Produce a word-for-word copy of the listing below without its pictures.

·····

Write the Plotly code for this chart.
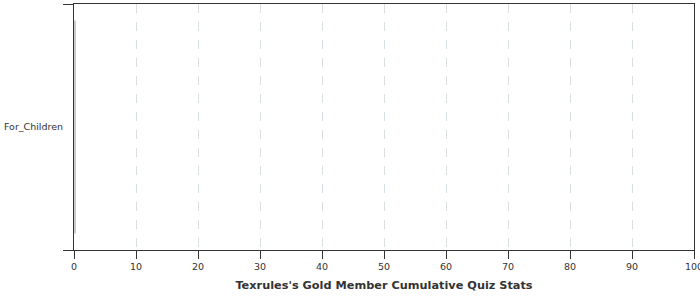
import plotly.graph_objects as go

categories = ["For_Children"]
values = [0.3]
x_ticks = [0, 10, 20, 30, 40, 50, 60, 70, 80, 90, 100]

fig = go.Figure()
fig.add_trace(go.Bar(
    x=values, y=categories, orientation="h",
    marker=dict(color="#cccccc", line=dict(width=0)),
    width=0.866,
))

fig.update_layout(
    width=700, height=300,
    margin=dict(l=74, r=6, t=4, b=50, autoexpand=False),
    paper_bgcolor="white", plot_bgcolor="white",
    font=dict(family="DejaVu Sans", size=9.5, color="#333333"),
    showlegend=False,
    xaxis=dict(
        range=[0, 100], tickvals=x_ticks, ticktext=[str(v) for v in x_ticks],
        showline=True, linecolor="#333333", linewidth=1, mirror=True,
        ticks="outside", ticklen=8, tickcolor="#333333",
        showgrid=True, gridcolor="#d8dfe3", griddash="dash", gridwidth=1,
        zeroline=False, ticklabeloverflow="allow", automargin=False,
        tickfont=dict(size=9.5, color="#333333"),
        title=dict(text="<b>Texrules's Gold Member Cumulative Quiz Stats</b>",
                   font=dict(size=11.3, color="#333333"), standoff=9),
    ),
    yaxis=dict(
        type="category",
        showline=True, linecolor="#333333", linewidth=1, mirror=True,
        ticks="outside", ticklen=10, tickcolor="#333333", tickson="boundaries",
        showgrid=False, zeroline=False, ticklabelstandoff=8, automargin=False,
        tickfont=dict(size=9.5, color="#333333"),
    ),
)

fig.write_html("out.html")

·····

* _WORKED SOLUTION_
Write the Plotly code for this chart.
import plotly.graph_objects as go

categories = ["For_Children"]
values = [0.3]
x_ticks = [0, 10, 20, 30, 40, 50, 60, 70, 80, 90, 100]

fig = go.Figure()
fig.add_trace(go.Bar(
    x=values, y=categories, orientation="h",
    marker=dict(color="#cccccc", line=dict(width=0)),
    width=0.866,
))

fig.update_layout(
    width=700, height=300,
    margin=dict(l=74, r=6, t=4, b=50, autoexpand=False),
    paper_bgcolor="white", plot_bgcolor="white",
    font=dict(family="DejaVu Sans", size=9.5, color="#333333"),
    showlegend=False,
    xaxis=dict(
        range=[0, 100], tickvals=x_ticks, ticktext=[str(v) for v in x_ticks],
        showline=True, linecolor="#333333", linewidth=1, mirror=True,
        ticks="outside", ticklen=8, tickcolor="#333333",
        showgrid=True, gridcolor="#d8dfe3", griddash="dash", gridwidth=1,
        zeroline=False, ticklabeloverflow="allow", automargin=False,
        tickfont=dict(size=9.5, color="#333333"),
        title=dict(text="<b>Texrules's Gold Member Cumulative Quiz Stats</b>",
                   font=dict(size=11.3, color="#333333"), standoff=9),
    ),
    yaxis=dict(
        type="category",
        showline=True, linecolor="#333333", linewidth=1, mirror=True,
        ticks="outside", ticklen=10, tickcolor="#333333", tickson="boundaries",
        showgrid=False, zeroline=False, ticklabelstandoff=8, automargin=False,
        tickfont=dict(size=9.5, color="#333333"),
    ),
)

fig.write_html("out.html")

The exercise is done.